Гермиона отвернулась, чтобы согреть мазь в руках.
Краем взгляда она видела, как он надевал рубашку. А закончив, нащупал на кровати письмо и снова взял его. Он не выпустил письмо из рук, даже когда сел на стул, чтобы она нанесла ему мазь. Жаль, к нему не приходили друзья. Никто с тех пор, как она поселилась тут. Даже письмо и то пришло к нему в первый раз.
— Ну вот… — сказала Гермиона, помассировав его веки. — Теперь заклинание… — Она взмахнула палочкой: — Конванессе. Ну как?
— Где-то близко, — ответил Драко, как всегда после восстанавливающих чар и зелья чувствуя легкость в глазах, как будто заклятие слепоты отступило еще на миллиметр.
— Ты что-нибудь увидел?
— Нет…
Наверное пора рассказать ему про новый способ, но прежде чем она открыла рот, Драко сказал:
— Прочитай его. — Он поднял письмо перед собой.
Гермиона развернула пергамент:
— Здравствуй, Драко. Как твои дела? В этом году мы не поехали на каникулы в Ниццу, поэтому я смогу навестить тебя в мэноре. Загляну на днях.
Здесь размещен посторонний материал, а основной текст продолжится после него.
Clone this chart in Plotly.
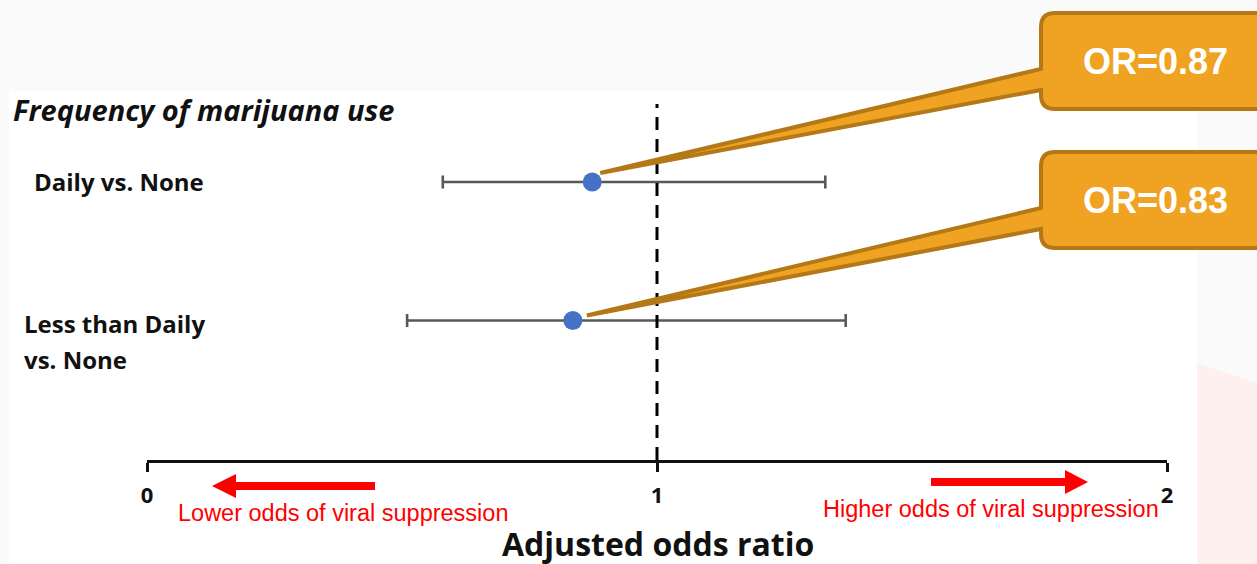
import plotly.graph_objects as go

# ---------------- data ----------------
categories = [["Daily vs. None"], ["Less than Daily", "vs. None"]]
odds_ratio = [0.873, 0.835]
ci_low = [0.58, 0.51]
ci_high = [1.33, 1.37]
callout_text = ["OR=0.87", "OR=0.83"]
x_ticks = [0, 1, 2]
x_tick_text = ["0", "1", "2"]
reference_value = 1
section_title = "Frequency of marijuana use"
axis_title = "Adjusted odds ratio"
lower_text = "Lower odds of viral suppression"
higher_text = "Higher odds of viral suppression"

# ---------------- layout geometry ----------------
W, H = 1257, 564
ML, MR, MT, MB = 147, 90, 91, 104
XR = [0, 2]
YR = [2.007, -0.657]
PW, PH = W - ML - MR, H - MT - MB


def px_x(v):
    return ML + (v - XR[0]) / (XR[1] - XR[0]) * PW


def px_y(v):
    return (H - MB) - (v - YR[0]) / (YR[1] - YR[0]) * PH


def pap_x(p):
    return (p - ML) / PW


def pap_y(p):
    return (H - MB - p) / PH


def P(px, py):
    return f"{pap_x(px):.5f},{pap_y(py):.5f}"


rows = list(range(len(categories)))
FONT_CAL = "Open Sans"
FONT_ARIAL = "Liberation Sans, Arial"

fig = go.Figure()

fig.add_trace(go.Scatter(
    x=odds_ratio, y=rows, mode="markers",
    marker=dict(size=19, color="#4472c4"),
    error_x=dict(type="data", symmetric=False,
                 array=[h - o for h, o in zip(ci_high, odds_ratio)],
                 arrayminus=[o - l for o, l in zip(odds_ratio, ci_low)],
                 color="#595959", thickness=2.6, width=6.5),
    cliponaxis=False, hoverinfo="skip", showlegend=False,
))

shapes = []
annotations = []

# backgrounds
shapes.append(dict(type="rect", xref="paper", yref="paper", layer="below",
                   x0=pap_x(9), x1=pap_x(1197), y0=pap_y(H + 5), y1=pap_y(91),
                   fillcolor="white", line=dict(width=0)))
shapes.append(dict(type="path", xref="paper", yref="paper", layer="below",
                   path=f"M{P(1197,363)} L{P(1270,387)} L{P(1270,H+5)} L{P(1197,H+5)} Z",
                   fillcolor="#fdf0ee", line=dict(width=0)))

# reference dashed line
shapes.append(dict(type="line", xref="x", yref="paper",
                   x0=reference_value, x1=reference_value, y0=0, y1=pap_y(104),
                   line=dict(color="black", width=3, dash="13px,9px")))

# red arrows
shapes.append(dict(type="path", xref="paper", yref="paper",
                   path=f"M{P(212,486)} L{P(236,474)} L{P(236,482)} L{P(375,482)} L{P(375,490)} L{P(236,490)} L{P(236,498)} Z",
                   fillcolor="#ff0000", line=dict(width=0)))
shapes.append(dict(type="path", xref="paper", yref="paper",
                   path=f"M{P(1088,482)} L{P(1065,470)} L{P(1065,478)} L{P(931,478)} L{P(931,486)} L{P(1065,486)} L{P(1065,494)} Z",
                   fillcolor="#ff0000", line=dict(width=0)))

# callouts
box_tops = [13, 152]
tip_off = [(8, -9), (14, -5)]
for i, r in enumerate(rows):
    L, T, R, B, rad = 1041, box_tops[i], 1275, box_tops[i] + 96, 14
    y1, y2 = T + 56, T + 77
    tx = px_x(odds_ratio[i]) + tip_off[i][0]
    ty = px_y(r) + tip_off[i][1]
    path = (f"M{P(L+rad,T)} L{P(R,T)} L{P(R,B)} L{P(L+rad,B)} "
            f"Q{P(L,B)} {P(L,B-rad)} L{P(L,y2)} L{P(tx,ty)} L{P(L,y1)} "
            f"L{P(L,T+rad)} Q{P(L,T)} {P(L+rad,T)} Z")
    shapes.append(dict(type="path", xref="paper", yref="paper", path=path,
                       fillcolor="#f0a322", line=dict(color="#b47816", width=4)))
    annotations.append(dict(xref="paper", yref="paper", x=pap_x(1155), y=pap_y(T + 48),
                            text=f"<b>{callout_text[i]}</b>", showarrow=False,
                            xanchor="center", yanchor="middle",
                            font=dict(family=FONT_ARIAL, size=36, color="white")))

# row labels
label_x = [32, 22]
label_dy = [-1, 3]
for i, r in enumerate(rows):
    lines = categories[i]
    for j, line in enumerate(lines):
        py = px_y(r) + label_dy[i] + j * 36
        annotations.append(dict(xref="paper", yref="paper", x=pap_x(label_x[i]), y=pap_y(py),
                                text=f"<b>{line}</b>", showarrow=False,
                                xanchor="left", yanchor="middle",
                                font=dict(family=FONT_CAL, size=24, color="#111111")))

# section title
annotations.append(dict(xref="paper", yref="paper", x=pap_x(11), y=pap_y(110),
                        text=f"<b><i>{section_title}</i></b>", showarrow=False,
                        xanchor="left", yanchor="middle",
                        font=dict(family=FONT_CAL, size=29, color="#111111")))

# axis title
annotations.append(dict(xref="paper", yref="paper", x=pap_x(658), y=pap_y(543),
                        text=f"<b>{axis_title}</b>", showarrow=False,
                        xanchor="center", yanchor="middle",
                        font=dict(family=FONT_CAL, size=32, color="#111111")))

# red texts
annotations.append(dict(xref="paper", yref="paper", x=pap_x(176), y=pap_y(513),
                        text=lower_text, showarrow=False, xanchor="left", yanchor="middle",
                        font=dict(family=FONT_ARIAL, size=23.5, color="#ff0000")))
annotations.append(dict(xref="paper", yref="paper", x=pap_x(821), y=pap_y(509),
                        text=higher_text, showarrow=False, xanchor="left", yanchor="middle",
                        font=dict(family=FONT_ARIAL, size=23.5, color="#ff0000")))

fig.update_layout(
    width=W, height=H,
    margin=dict(l=ML, r=MR, t=MT, b=MB, pad=0),
    paper_bgcolor="#fafafa", plot_bgcolor="rgba(0,0,0,0)",
    shapes=shapes, annotations=annotations,
    showlegend=False,
    xaxis=dict(range=XR, tickvals=x_ticks, ticktext=[f"<b>{t}</b>" for t in x_tick_text],
               showgrid=False, zeroline=False, showline=True, linecolor="#111111", linewidth=2.6,
               ticks="outside", ticklen=9, tickwidth=2.6, tickcolor="#111111",
               tickfont=dict(family=FONT_CAL, size=22, color="#111111"),
               ticklabelstandoff=5, fixedrange=True),
    yaxis=dict(range=YR, visible=False, fixedrange=True),
)

fig.write_html("out.html", config={"displayModeBar": False},
               post_script="document.body.style.margin='0px';")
Твоя Астория. — Гермиона сунула письмо ему в руку. Драко сначала не брал его, и Гермиона решила, что он не чувствует, что это.
— Положи на стол, — сказал он равнодушно.
Наверное, письмо из Визенгамота вызвало бы в нем меньше гнева. Визенгамот хотя бы дёргал его по делу.
Они с Асторией были помолвлены с детства. Но когда Драко ослеп, то узнал от Блейза, что Астория жаловалась всем, что ей придется выйти замуж за беспомощного инвалида. Блейз больше не появлялся в Малфой мэноре. А Астория и до этого его не навещала. Драко расторг помолвку сам.
Удивительно, что сейчас, когда его лечение шло полным ходом и впервые дало хоть совсем незначительные, но результаты, Астория прислала письмо.
Драко вдруг понял, что в комнате стало очень тихо. Гермиона ушла?
— Грейнджер…
— Я тут…
— Почему люди делают нам больно? — вырвалось у него.
Гермионе так хотелось сказать ему, что он сам делал людям больно.
— Они так воспитаны, — ответила она наконец.
Драко услышал ее голос и вспомнил, как насмехался над ней в школе. Нет, он не хотел об этом думать.